공유자료 HOME > 자료실 > 공유자료
 
[정보기술활용연구] 감성분석 R 코드
관리자 16-04-05 10:14 2,641
   movies.csv (181byte) [216] DATE : 2016-04-05 10:14:42
install.packages("twitteR")
install.packages("plyr")
install.packages("stringr")
install.packages("ggplot2")
ibrary(twitteR)
library(plyr)
library(stringr)
library(ggplot2)
#setwd( // 자신의 작업 폴더 path // )
 #The sequence of column in CSV does matter the smoot_spline method to work properly
 if(Sys.info()["user"] == 'obkwon'){
   path = "// 감성어휘사전과 csv 파일이 있는 위치 + '/'"
 }else{
   path = "  // 감성어휘사전과 csv 파일이 있는 위치 + '/'"
 } 
 
 # function score.sentiment
 score.sentiment = function(sentences, pos.words, neg.words, .progress='none')
 {
   # Parameters
   # sentences: vector of text to score
   # pos.words: vector of words of postive sentiment
   # neg.words: vector of words of negative sentiment
   # .progress: passed to lapply() to control of progress bar
   
   # create simple array of scores with laply
   scores = lapply(sentences,
                  function(sentence, pos.words, neg.words)
                  {
                    # remove punctuation
                    sentence = gsub("[[:punct:]]", "", sentence)
                    # remove control characters
                    sentence = gsub("[[:cntrl:]]", "", sentence)

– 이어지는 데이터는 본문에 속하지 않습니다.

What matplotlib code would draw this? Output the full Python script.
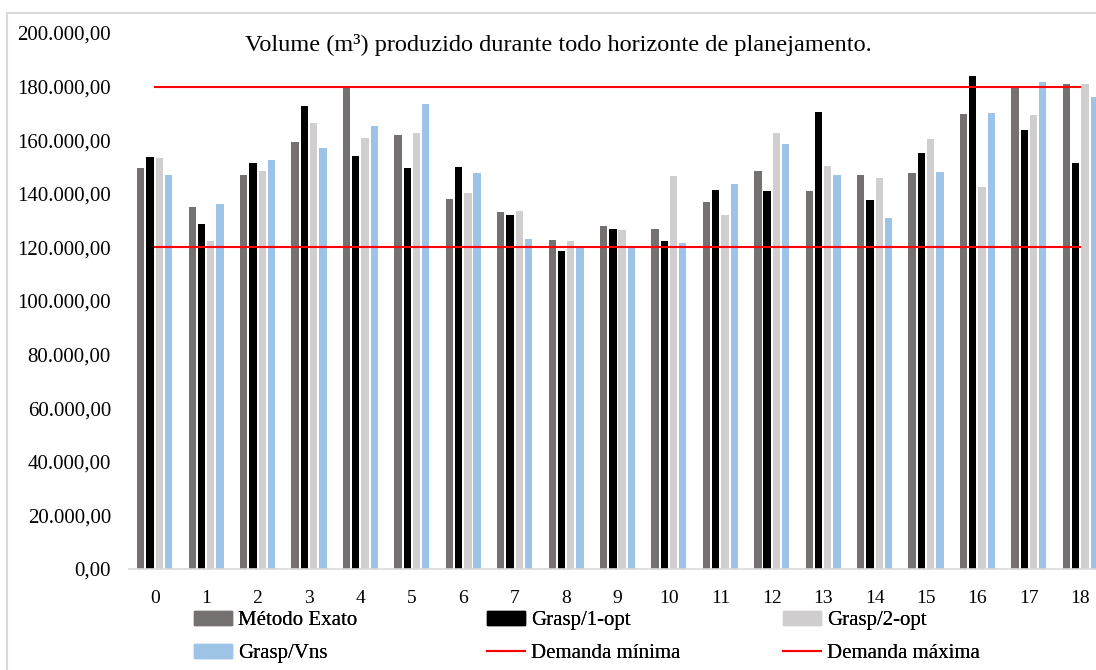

                    # remove digits?
                    sentence = gsub('\\d+', '', sentence)
                    # remove html links
                    sentence = gsub("http\\w+", "", sentence)
                    # remove unnecessary spaces
                    sentence = gsub("[ \t]{2,}", "", sentence)
                    sentence = gsub("^\\s+|\\s+$", "", sentence)
                    
                    # define error handling function when trying tolower
                    tryTolower = function(x)
                    {
                      # create missing value
                      y = NA
                      # tryCatch error
                      try_error = tryCatch(tolower(x), error=function(e) e)
                      # if not an error
                      if (!inherits(try_error, "error"))
                        y = tolower(x)
                      # result
                      return(y)
                    }
                    # use tryTolower with sapply 
                    sentence = sapply(sentence, tryTolower)
                    
                    # split sentence into words with str_split (stringr package)
                    word.list = str_split(sentence, "\\s+")
                    words = unlist(word.list)
                    
                    # compare words to the dictionaries of positive & negative terms
                    pos.matches = match(words, pos.words)
                    neg.matches = match(words, neg.words)
                    
                    # get the position of the matched term or NA
                    # we just want a TRUE/FALSE
                    pos.matches = !is.na(pos.matches)
                    neg.matches = !is.na(neg.matches)
                    
                   # final score
                    score = sum(pos.matches) - sum(neg.matches)
                    return(score)
                  }, pos.words, neg.words, .progress=.progress )
   
   # data frame with scores for each sentence
   scores.df = data.frame(text=sentences, score=scores)
   return(scores.df)
 }
 
 
 # import positive and negative words
 posText = paste(path,"positive-words.txt", sep = "")
 negText = paste(path,"negative-words.txt", sep = "")
 # import positive and negative words
 pos.words = readLines(posText)
 neg.words = readLines(negText)
 
 movies <- read.csv("movies.csv", header=T)
## movies <- data.frame(name=c("영화1", "영화2"), review=c("You're awesome and I love you.",  "I hate and hate and hate, So angry!"), score=c(0,0))
 (results <- score.sentiment(movies$review, pos.words, neg.words))
 movies$score <- results$score
 movies